I mention this because I think cross-gender casting is a fascinating direction for theatre to explore. And what better playwright to do next than Harold Pinter?

Could there be a more intriguing piece of casting than Dame Maggie Smith as the tramp in Pinter's The Caretaker? Those who remember her transformation to a bag lady in Alan Bennett's Lady in the Van will agree that she could be remarkable in The Caretaker. It may not have been the playwright's original intention, but life and art move on.

The point is a serious one. Maggie Smith would be brilliant in the role just as Fiona Shaw was brilliant as King Richard II in Deborah Warner's National Theatre production of a decade ago. There are certain roles in which sexuality does not really intrude, and certain plays in which there are no romantic scenes.

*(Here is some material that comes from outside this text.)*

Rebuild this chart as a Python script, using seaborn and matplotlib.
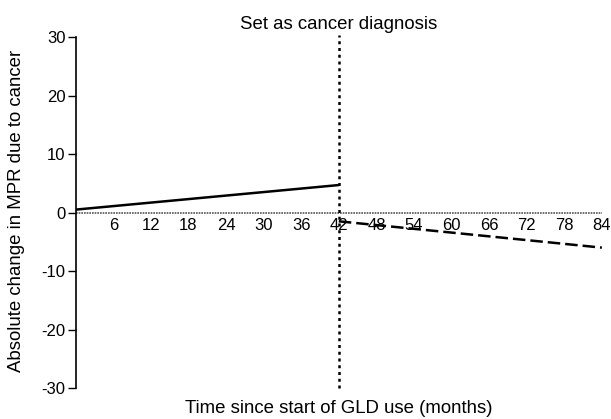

Richard II is one; The Caretaker is another. There are dozens more.

It is strange that Fiona Shaw's triumph did not lead to a move to more cross-gender casting. Yes, there has been the occasional all-male or all-female cast, at Shakespeare's Globe and now at the Bristol Old Vic, but that is a different exercise from having major male roles in otherwise conventionally cast productions played by a leading actress.

The virtue of the latter exercise is that good parts for actresses past the age of 50 (if not indeed much earlier) are thin on the ground. But there are plenty of good male roles for performers in middle age and beyond.

Maggie Smith would be tantalising in The Caretaker. Judi Dench could be a remarkable Prospero in The Tempest. Vanessa Redgrave might make an affecting Willy Loman in Death of a Salesman. The likes of Helen Mirren, Eileen Atkins and numerous others could be at the start of a new adventure in acting.

I couldn't care less what the playwright's original intentions were. Once the thing is written and published, it doesn't belong to the playwright any more. It belongs to us.

Falling down on grammar

The run of shows, just ended, by Sylvie Guillem and The Ballet Boyz at Sadler's Wells, was mesmerising.

Guillem, at 40, still has the technique, strength and energy alongside her startling stage presence to have them queuing every night for returns. Alistair Spalding, head of Sadler's Wells, must be delighted that hers was one of the first performances after his unilateral declaration that Sadler's Wells is now the nation's dance house.

But a national dance house must also explain lucidly the finer points of dance. In the programme for Guillem and The Ballet Boyz, the climactic dance Broken Fall, in which Guillem falls spectacularly backwards from the shoulders of one ballet boy into the arms of another, was explained on a page with three sentences, of which this was the main one:

"Created especially for this trio, the collaboration of artists formed on the request of Guillem to work with Maliphant, Michael Nunn and William Trevitt after watching Torsion." It's not just the lack of a finite verb that makes it incomprehensible. It's gibberish.

The national dance house needs to do better.

¿ The latest edition of Word magazine shows archive pictures of The Rolling Stones performing in 1965. In all of the pictures, the fans are sitting down, and most of the males present are wearing a collar and tie. In all the millions of words written about rock music specifically, and about the Sixties in general, I don't think anyone has yet investigated when the change came about in rock audience clothing and behaviour.

At some point later in the decade, fans not only decided to stand up more often; they also decided that jacket and tie for Street Fighting Man was the wrong dress code. Was there one particular gig, I wonder, when a Bacchanalian frenzy overtook the crowd and ties were ripped off in rock abandon?

And what about those fans rioting in the streets of Hamburg? Presumably, they also were dressed up to the nines. It must have been one of the poshest riots ever.